China and Africa collaborate to achieve modernisation that is suited to their respective developmental goals and national aspirations.
The China-Africa Institute (CAI) is instrumental in promoting cultural contact between China and Africa. It is critical that China and Africa continue to protect the global south’s shared interests, deepen their capacity-building collaboration, and uphold multilateralism, justice and fairness globally.

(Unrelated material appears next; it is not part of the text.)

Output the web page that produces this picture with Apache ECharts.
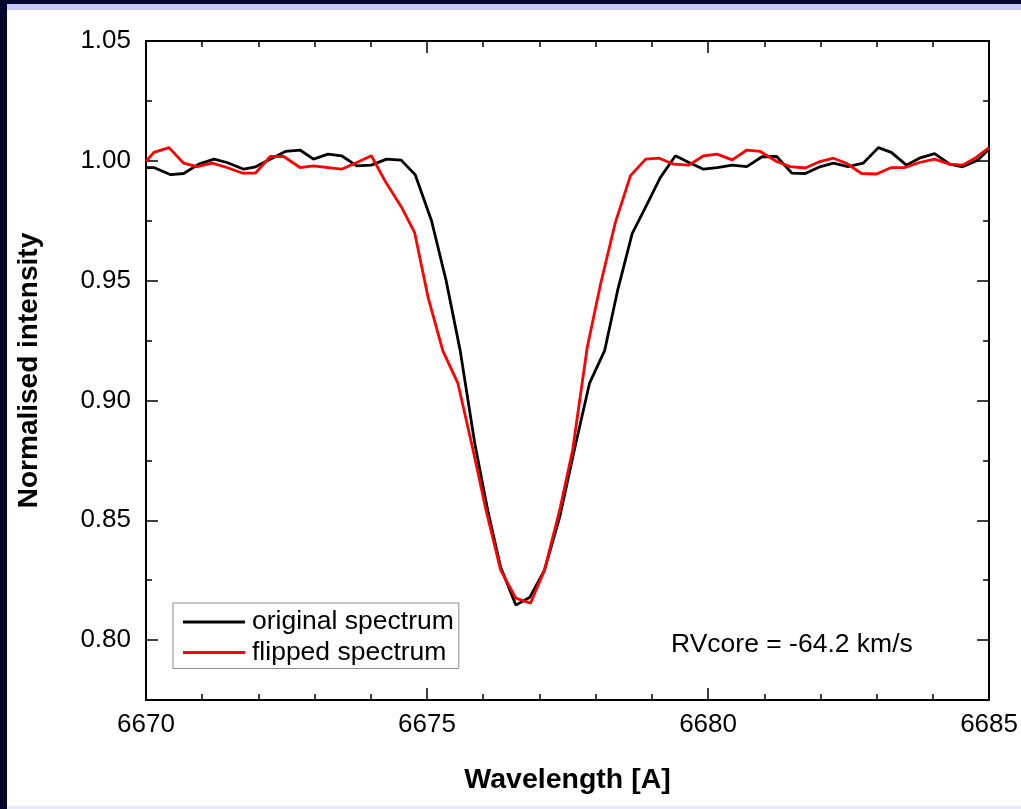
<!DOCTYPE html>
<html>
<head>
<meta charset="utf-8">
<script src="https://cdn.jsdelivr.net/npm/echarts@6/dist/echarts.min.js"></script>
<style>
  html, body { margin: 0; padding: 0; width: 1021px; height: 809px; overflow: hidden; background: #06062c; }
  #lav { position: absolute; left: 7px; top: 4px; width: 1014px; height: 6px; background: #c8c8f2; }
  #panel { position: absolute; left: 7px; top: 10px; width: 1014px; height: 796px; background: #ffffff; }
  #lavb { position: absolute; left: 7px; top: 806px; width: 1014px; height: 3px; background: #e8e8fb; }
  #chart { position: absolute; left: 0; top: 0; width: 1021px; height: 809px; }
</style>
</head>
<body>
<div id="lav"></div>
<div id="panel"></div>
<div id="lavb"></div>
<div id="chart"></div>
<script>
// ---- data ----
const origWave = [6670.00, 6670.14, 6670.44, 6670.67, 6670.94, 6671.21, 6671.44, 6671.74, 6671.95, 6672.21, 6672.48, 6672.74, 6672.98, 6673.24, 6673.48, 6673.75, 6674.01, 6674.28, 6674.54, 6674.79, 6675.08, 6675.34, 6675.59, 6675.85, 6676.08, 6676.31, 6676.58, 6676.83, 6677.09, 6677.36, 6677.62, 6677.89, 6678.16, 6678.39, 6678.65, 6678.92, 6679.15, 6679.42, 6679.66, 6679.92, 6680.16, 6680.43, 6680.69, 6680.96, 6681.22, 6681.49, 6681.73, 6681.99, 6682.23, 6682.49, 6682.76, 6683.03, 6683.26, 6683.53, 6683.76, 6684.03, 6684.30, 6684.53, 6684.80, 6685.00];
const origFlux = [0.9972, 0.9972, 0.9942, 0.9947, 0.9986, 1.0007, 0.9993, 0.9965, 0.9975, 1.0007, 1.0039, 1.0045, 1.0007, 1.0028, 1.0021, 0.9979, 0.9982, 1.0007, 1.0003, 0.9942, 0.9750, 0.9500, 0.9208, 0.8820, 0.8542, 0.8304, 0.8146, 0.8179, 0.8292, 0.8513, 0.8792, 0.9071, 0.9208, 0.9458, 0.9696, 0.9821, 0.9930, 1.0021, 0.9993, 0.9965, 0.9972, 0.9982, 0.9976, 1.0017, 1.0018, 0.9949, 0.9947, 0.9975, 0.9990, 0.9976, 0.9990, 1.0055, 1.0035, 0.9982, 1.0011, 1.0030, 0.9986, 0.9975, 1.0003, 1.0049];
const flipWave = [6670.00, 6670.14, 6670.41, 6670.67, 6670.91, 6671.18, 6671.44, 6671.71, 6671.95, 6672.21, 6672.45, 6672.74, 6672.98, 6673.24, 6673.48, 6673.75, 6674.01, 6674.25, 6674.55, 6674.78, 6675.02, 6675.28, 6675.55, 6675.82, 6676.05, 6676.31, 6676.58, 6676.84, 6677.09, 6677.36, 6677.59, 6677.85, 6678.09, 6678.35, 6678.62, 6678.89, 6679.13, 6679.39, 6679.66, 6679.92, 6680.16, 6680.43, 6680.69, 6680.93, 6681.22, 6681.46, 6681.73, 6681.99, 6682.23, 6682.46, 6682.73, 6683.00, 6683.26, 6683.50, 6683.76, 6684.03, 6684.30, 6684.53, 6684.77, 6685.00];
const flipFlux = [0.9997, 1.0035, 1.0055, 0.9990, 0.9976, 0.9990, 0.9972, 0.9949, 0.9949, 1.0018, 1.0018, 0.9972, 0.9979, 0.9972, 0.9965, 0.9993, 1.0021, 0.9917, 0.9805, 0.9700, 0.9429, 0.9208, 0.9071, 0.8792, 0.8542, 0.8292, 0.8175, 0.8154, 0.8292, 0.8542, 0.8792, 0.9221, 0.9488, 0.9742, 0.9938, 1.0007, 1.0011, 0.9986, 0.9982, 1.0021, 1.0028, 1.0004, 1.0045, 1.0039, 0.9997, 0.9976, 0.9970, 0.9997, 1.0011, 0.9990, 0.9947, 0.9945, 0.9972, 0.9972, 0.9993, 1.0007, 0.9986, 0.9982, 1.0014, 1.0055];
const seriesNames = ['original spectrum', 'flipped spectrum'];
const yMajorTicks = [0.80, 0.85, 0.90, 0.95, 1.00, 1.05];
const yMinorTicks = [0.825, 0.875, 0.925, 0.975, 1.025];
const annotation = 'RVcore = -64.2 km/s';

const FONT = "Arial, 'Liberation Sans', sans-serif";
const zip = (a, b) => a.map((v, i) => [v, b[i]]);

const chart = echarts.init(document.getElementById('chart'), null, { renderer: 'canvas' });

const xBase = {
  type: 'value', min: 6670, max: 6685, interval: 5,
  axisLine: { show: true, lineStyle: { color: '#000', width: 2 } },
  axisTick: { show: true, inside: true, length: 12, lineStyle: { color: '#000', width: 1.5 } },
  minorTick: { show: true, splitNumber: 5, length: 6, lineStyle: { color: '#000', width: 1.5 } },
  splitLine: { show: false }
};
const yBase = {
  type: 'value', min: 0.775, max: 1.05, splitNumber: 5,
  axisLine: { show: true, lineStyle: { color: '#000', width: 2 } },
  splitLine: { show: false }
};

chart.setOption({
  backgroundColor: 'transparent',
  animation: false,
  grid: { left: 146, right: 27, top: 41, bottom: 109, containLabel: false },
  legend: {
    orient: 'vertical', left: 173, top: 603,
    padding: [5.5, 5, 2.5, 10],
    itemGap: 3.5, itemWidth: 62, itemHeight: 3, icon: 'rect',
    borderColor: '#8c8c8c', borderWidth: 1, backgroundColor: '#fff',
    textStyle: { fontFamily: FONT, fontSize: 26.5, color: '#000', padding: [0, 0, 0, 2] },
    data: seriesNames
  },
  graphic: [{
    type: 'text', left: 671, top: 631,
    style: { text: annotation, font: '26.5px ' + FONT, fill: '#000' }
  }],
  xAxis: [
    Object.assign({}, xBase, {
      position: 'bottom',
      name: 'Wavelength [A]', nameLocation: 'middle', nameGap: 66,
      nameTextStyle: { fontFamily: FONT, fontSize: 28.5, fontWeight: 'bold', color: '#000' },
      axisLabel: { show: true, margin: 12, fontFamily: FONT, fontSize: 26, color: '#000', formatter: v => String(v) }
    }),
    Object.assign({}, xBase, { position: 'top', axisLabel: { show: false } })
  ],
  yAxis: [
    Object.assign({}, yBase, {
      position: 'left',
      name: 'Normalised intensity', nameLocation: 'middle', nameGap: 103, nameRotate: 90,
      nameTextStyle: { fontFamily: FONT, fontSize: 28, fontWeight: 'bold', color: '#000' },
      axisTick: { show: true, inside: true, length: 12, customValues: yMajorTicks, lineStyle: { color: '#000', width: 1.5 } },
      axisLabel: { show: true, margin: 15, customValues: yMajorTicks, fontFamily: FONT, fontSize: 26, color: '#000', formatter: v => v.toFixed(2) }
    }),
    Object.assign({}, yBase, {
      position: 'left',
      axisTick: { show: true, inside: true, length: 6, customValues: yMinorTicks, lineStyle: { color: '#000', width: 1.5 } },
      axisLabel: { show: false }
    }),
    Object.assign({}, yBase, {
      position: 'right',
      axisTick: { show: true, inside: true, length: 12, customValues: yMajorTicks, lineStyle: { color: '#000', width: 1.5 } },
      axisLabel: { show: false }
    }),
    Object.assign({}, yBase, {
      position: 'right',
      axisTick: { show: true, inside: true, length: 6, customValues: yMinorTicks, lineStyle: { color: '#000', width: 1.5 } },
      axisLabel: { show: false }
    })
  ],
  series: [
    {
      name: seriesNames[0], type: 'line', xAxisIndex: 0, yAxisIndex: 0,
      data: zip(origWave, origFlux), showSymbol: false, symbol: 'none',
      lineStyle: { color: '#000000', width: 2.8 }, itemStyle: { color: '#000000' }
    },
    {
      name: seriesNames[1], type: 'line', xAxisIndex: 0, yAxisIndex: 0,
      data: zip(flipWave, flipFlux), showSymbol: false, symbol: 'none',
      lineStyle: { color: '#ff0000', width: 2.8 }, itemStyle: { color: '#ff0000' }
    }
  ]
});
</script>
</body>
</html>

Africa and China are currently experiencing a new period of development. China is embracing a new paradigm of development where the domestic economy serves as the cornerstone and international participation reinforces it.
AfCFTA’s role
With the creation of the African Continental Free Trade Area (AfCFTA), Africa’s economic integration is advancing, creating new opportunities for China-Africa engagement. The two continents will work together to improve quality development and align the goals of FOCAC, the Belt and Road Initiative, the Global Development Initiative, the Global Security Initiative, and the Global Civilization Initiative with the AU’s Agenda 2063, the UN 2030 Agenda for Sustainable Development, and individual African countries’ development strategies.
Therefore, it is imperative to remember that China’s contribution to global modernisation is exemplified by initiatives such as the Belt and Road Initiative, the Global Development Initiative, the Global Security Initiative, and the Global Civilization Initiative, all of which are global public goods that reduce physical distances while encouraging shared interests and prosperity.
In conclusion, Africa’s path to modernisation should be based on peace, prosperity, openness, industrialisation, sustainable development, creative thinking, and interpersonal and cultural interactions, resulting in a China-Africa community of shared future in the new era.
Therefore, as China and Africa modernise in many sectors, the benefits of their complementarity become more obvious, and their mutually beneficial collaboration is defined by higher quality, more impact, and brighter prospects.